MATERIAL
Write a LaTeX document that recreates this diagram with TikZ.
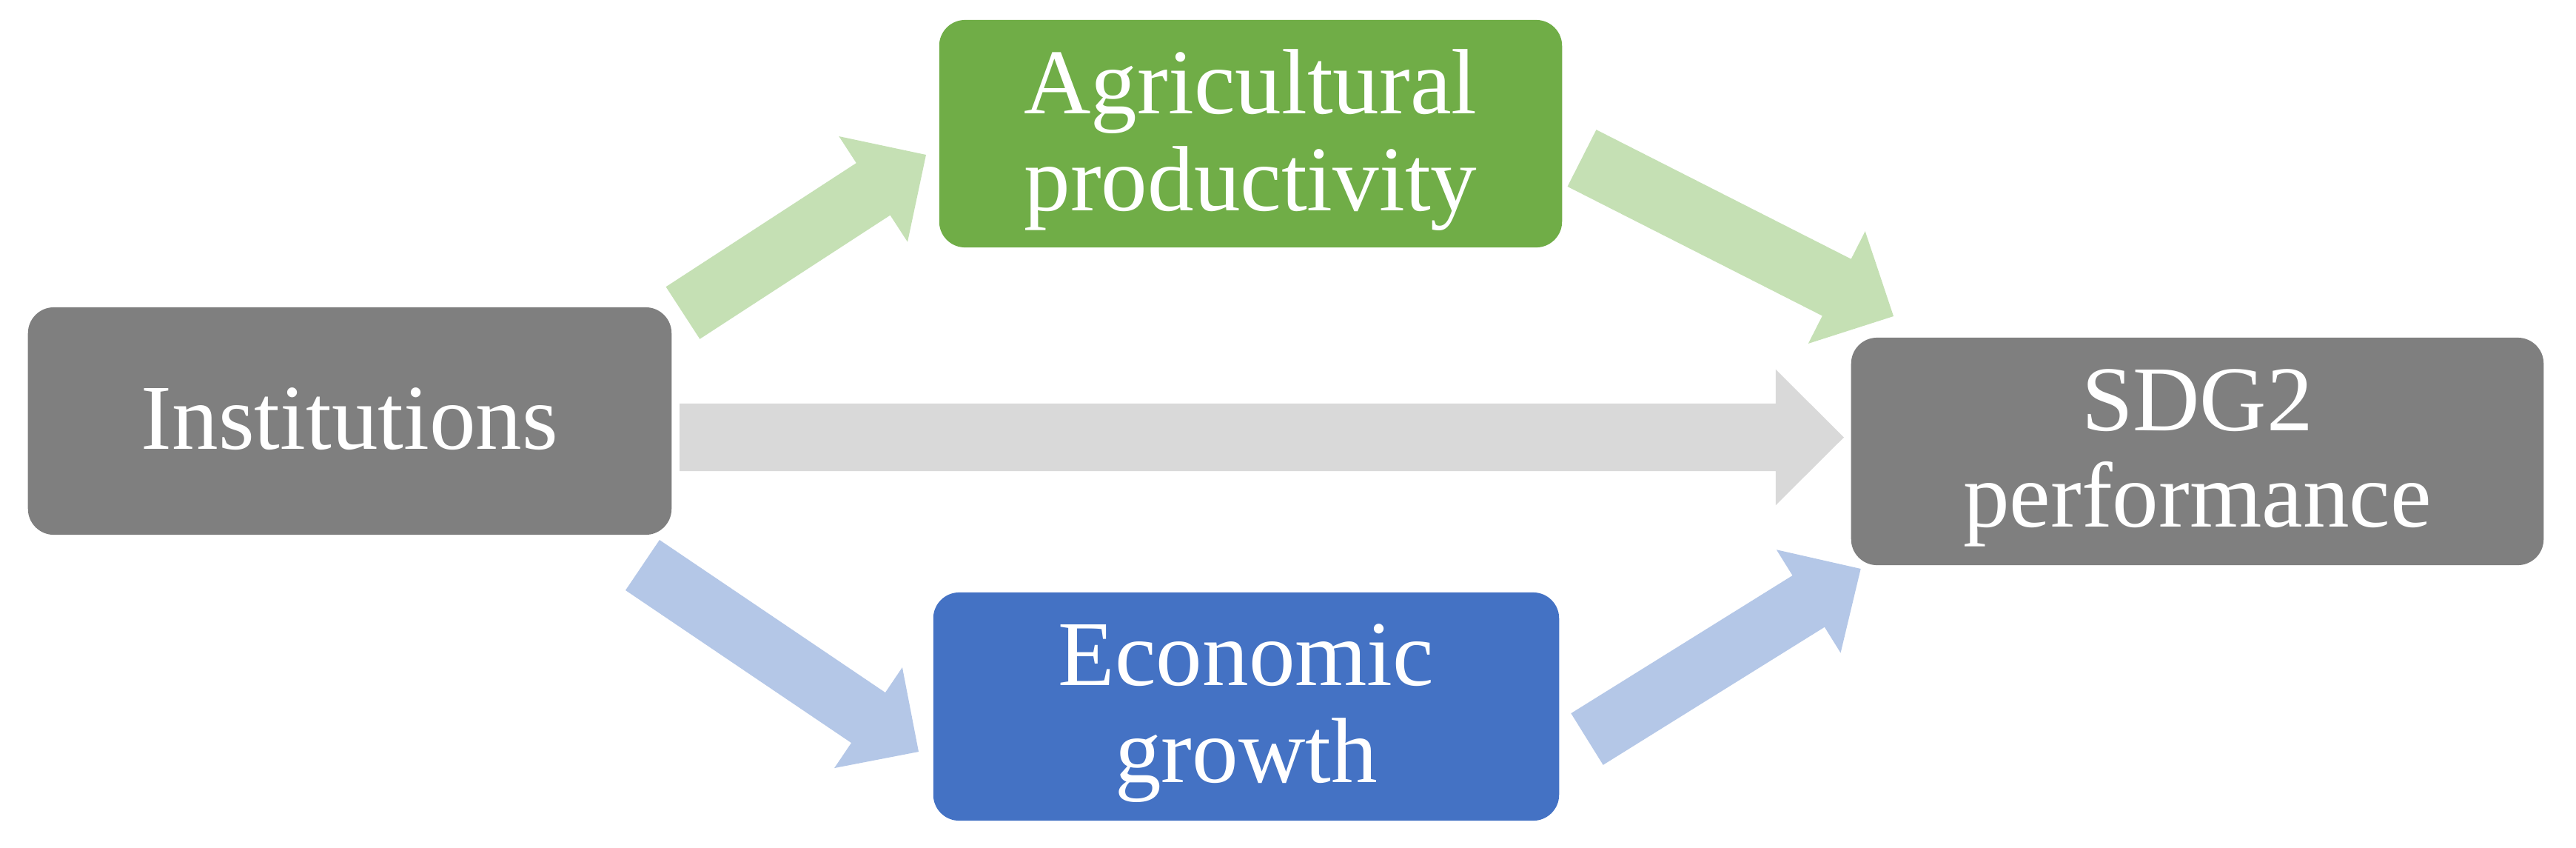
\documentclass[tikz,border=0pt]{standalone}
\usepackage{fontspec}
\setmainfont{Liberation Serif}
\usetikzlibrary{calc}
\definecolor{boxgray}{HTML}{7F7F7F}
\definecolor{boxgreen}{HTML}{70AD47}
\definecolor{boxblue}{HTML}{4472C4}
\definecolor{arrgray}{HTML}{D9D9D9}
\definecolor{arrgreen}{HTML}{C5E0B4}
\definecolor{arrblue}{HTML}{B4C7E7}
\newcommand{\blockarr}[6]{%
  \coordinate (hb) at ($(#2)!#6!(#1)$);
  \fill[#3] ($(#1)!#4!90:(#2)$) -- ($(hb)!#4!90:(#2)$) -- ($(hb)!#5!90:(#2)$) -- (#2)
    -- ($(hb)!#5!-90:(#2)$) -- ($(hb)!#4!-90:(#2)$) -- ($(#1)!#4!-90:(#2)$) -- cycle;
}
\tikzset{
  box/.style={rounded corners=0.35cm, inner sep=0pt},
  txt/.style={inner sep=0pt, align=center, text=white,
    font=\fontsize{35.6pt}{37pt}\selectfont},
}
\begin{document}
\begin{tikzpicture}[x=0.01cm,y=-0.01cm]
\useasboundingbox (0,0) rectangle (3480,1144);
% boxes
\node[box, fill=boxgray, minimum width=8.69cm, minimum height=3.07cm,
  label={[txt,yshift=0.03cm]center:Institutions}] (inst) at (472.5,568.5) {};
\node[box, fill=boxgreen, minimum width=8.41cm, minimum height=3.07cm,
  label={[txt,yshift=-0.085cm]center:Agricultural\\productivity}] (agri) at (1689.5,180.5) {};
\node[box, fill=boxblue, minimum width=8.45cm, minimum height=3.08cm,
  label={[txt,yshift=-0.09cm]center:Economic\\growth}] (econ) at (1683.5,954) {};
\node[box, fill=boxgray, minimum width=9.35cm, minimum height=3.07cm,
  label={[txt,yshift=-0.09cm]center:SDG2\\performance}] (sdg) at (2968.5,609.5) {};
% arrow end points
\coordinate (gT) at (918,590.5);   \coordinate (gP) at (2491,590.5);
\coordinate (a1T) at (922.5,422.5); \coordinate (a1P) at (1251,209);
\coordinate (a2T) at (2137,213.5);  \coordinate (a2P) at (2558,427);
\coordinate (b1T) at (868,763);     \coordinate (b1P) at (1241,1015);
\coordinate (b2T) at (2144,998);    \coordinate (b2P) at (2513.7,768);
% arrows
\blockarr{gT}{gP}{arrgray}{0.455cm}{0.915cm}{0.92cm}
\blockarr{a1T}{a1P}{arrgreen}{0.42cm}{0.85cm}{0.85cm}
\blockarr{a2T}{a2P}{arrgreen}{0.43cm}{0.85cm}{0.86cm}
\blockarr{b1T}{b1P}{arrblue}{0.41cm}{0.82cm}{0.82cm}
\blockarr{b2T}{b2P}{arrblue}{0.41cm}{0.82cm}{0.83cm}
\end{tikzpicture}
\end{document}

WHAT IS ASKED
Copy out the whole listing exactly, and don't carry over any pictures.

EXERCISE ANSWER
Write a LaTeX document that recreates this diagram with TikZ.
\documentclass[tikz,border=0pt]{standalone}
\usepackage{fontspec}
\setmainfont{Liberation Serif}
\usetikzlibrary{calc}
\definecolor{boxgray}{HTML}{7F7F7F}
\definecolor{boxgreen}{HTML}{70AD47}
\definecolor{boxblue}{HTML}{4472C4}
\definecolor{arrgray}{HTML}{D9D9D9}
\definecolor{arrgreen}{HTML}{C5E0B4}
\definecolor{arrblue}{HTML}{B4C7E7}
\newcommand{\blockarr}[6]{%
  \coordinate (hb) at ($(#2)!#6!(#1)$);
  \fill[#3] ($(#1)!#4!90:(#2)$) -- ($(hb)!#4!90:(#2)$) -- ($(hb)!#5!90:(#2)$) -- (#2)
    -- ($(hb)!#5!-90:(#2)$) -- ($(hb)!#4!-90:(#2)$) -- ($(#1)!#4!-90:(#2)$) -- cycle;
}
\tikzset{
  box/.style={rounded corners=0.35cm, inner sep=0pt},
  txt/.style={inner sep=0pt, align=center, text=white,
    font=\fontsize{35.6pt}{37pt}\selectfont},
}
\begin{document}
\begin{tikzpicture}[x=0.01cm,y=-0.01cm]
\useasboundingbox (0,0) rectangle (3480,1144);
% boxes
\node[box, fill=boxgray, minimum width=8.69cm, minimum height=3.07cm,
  label={[txt,yshift=0.03cm]center:Institutions}] (inst) at (472.5,568.5) {};
\node[box, fill=boxgreen, minimum width=8.41cm, minimum height=3.07cm,
  label={[txt,yshift=-0.085cm]center:Agricultural\\productivity}] (agri) at (1689.5,180.5) {};
\node[box, fill=boxblue, minimum width=8.45cm, minimum height=3.08cm,
  label={[txt,yshift=-0.09cm]center:Economic\\growth}] (econ) at (1683.5,954) {};
\node[box, fill=boxgray, minimum width=9.35cm, minimum height=3.07cm,
  label={[txt,yshift=-0.09cm]center:SDG2\\performance}] (sdg) at (2968.5,609.5) {};
% arrow end points
\coordinate (gT) at (918,590.5);   \coordinate (gP) at (2491,590.5);
\coordinate (a1T) at (922.5,422.5); \coordinate (a1P) at (1251,209);
\coordinate (a2T) at (2137,213.5);  \coordinate (a2P) at (2558,427);
\coordinate (b1T) at (868,763);     \coordinate (b1P) at (1241,1015);
\coordinate (b2T) at (2144,998);    \coordinate (b2P) at (2513.7,768);
% arrows
\blockarr{gT}{gP}{arrgray}{0.455cm}{0.915cm}{0.92cm}
\blockarr{a1T}{a1P}{arrgreen}{0.42cm}{0.85cm}{0.85cm}
\blockarr{a2T}{a2P}{arrgreen}{0.43cm}{0.85cm}{0.86cm}
\blockarr{b1T}{b1P}{arrblue}{0.41cm}{0.82cm}{0.82cm}
\blockarr{b2T}{b2P}{arrblue}{0.41cm}{0.82cm}{0.83cm}
\end{tikzpicture}
\end{document}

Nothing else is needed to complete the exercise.